O senador Renan Calheiros e o deputado Arthur Lira foram monitorados ilegalmente pela Abin paralela no governo Jair Bolsonaro. Segundo o inquérito da Polícia Federal, a Agência Brasileira de Inteligência se transformou num instrumento de espionagem de nomes que despertavam alguma desconfiança de Bolsonaro. As novidades foram divulgadas hoje pela operação Última Milha, quarta etapa da investigação do caso.

Nesta quinta-feira, a PF prendeu quatro pessoas, entre elas um policial federal e um policial militar. Há mandados de prisão contra sete alvos. Todos os envolvidos atuavam sob as ordens de Alexandre Ramagem, que chefiava a Abin e agia como serviçal para assuntos clandestinos do então presidente. Delegado da PF, Ramagem se elegeu deputado e é pré-candidato a prefeito do Rio de Janeiro. A candidatura foi decisão pessoal de Bolsonaro. Tem mais escândalo a explicar do que propostas.

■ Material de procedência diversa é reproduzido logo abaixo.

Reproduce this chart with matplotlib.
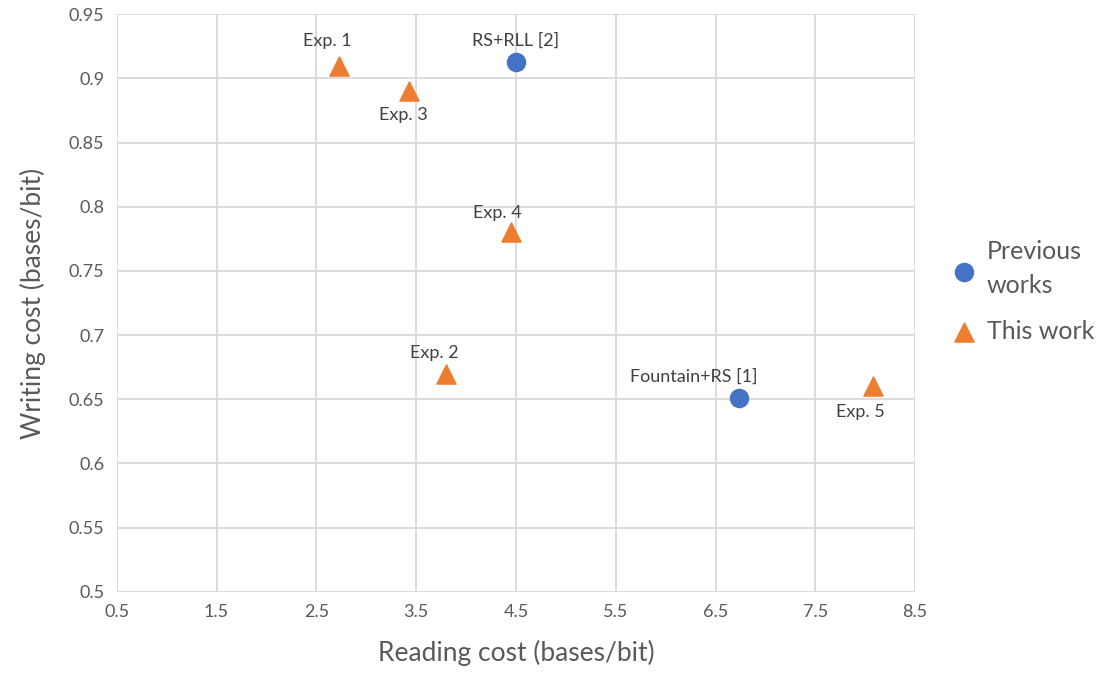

O esquema clandestino para espionar autoridades começou em 2019 e durou até 2022. O objetivo era encontrar qualquer coisa que pudesse constranger figuras que, por alguma razão, eram consideradas um problema para o governo. A partir do monitoramento, os criminosos fabricavam dossiês que serviriam como instrumento de chantagem e divulgação de denúncias falsas. É coisa de organização criminosa.

Vejam a gravidade. O atual presidente de um dos poderes da República, Arthur Lira, estava entre os que tiveram a vida bisbilhotada. Rodrigo Maia, que presidiu a Câmara antes do alagoano, também foi vítima da bandalheira. A Abin paralela monitorou ministros do STF, parlamentares, servidores da Receita e jornalistas. Hoje em dia, Eduardo Bolsonaro vive dizendo que a PF trabalha para Lula e Alexandre de Moraes. Acusa os outros pelos crimes que pratica. Uma velha tática sempre renovada.

Esse caso revela que para Bolsonaro todo mundo é inimigo. Arthur Lira foi um aliado perfeito para o então presidente. Os dois se entenderam como amigos de infância. Mesmo assim, pelas costas, Bolsonaro vasculhava a rotina do deputado. Nada como ter na coleira aliados com eventuais encrencas que não podem vir a público. Era o raciocínio da quadrilha. Lira deve estar decepcionado com as revelações da PF.

Já Renan Calheiros “deu motivos” para o ódio de Bolsonaro. Ao longo dos quatro anos do governo do “mito”, o senador foi um adversário que incomodou em vários episódios. O momento que mais irritou Bolsonaro foi na CPI da Covid, que teve o alagoano como relator. A postura do parlamentar bateu de frente com o negacionismo dos aloprados que tentaram sabotar a vacinação dos brasileiros. A CPI enfrentou o governo da morte.

Arapongagem. Monitoramento ilegal e clandestino. Fabricação de dossiês contra autoridades da República. Cooptação de delegados e agentes federais para atividades criminosas. A coleção de barbaridades no desgoverno Bolsonaro é uma antologia a ser estudada e destrinchada pelas próximas décadas. Um período de retrocessos que pretendia levar o país a um buraco sem volta. As evidências não param de surgir.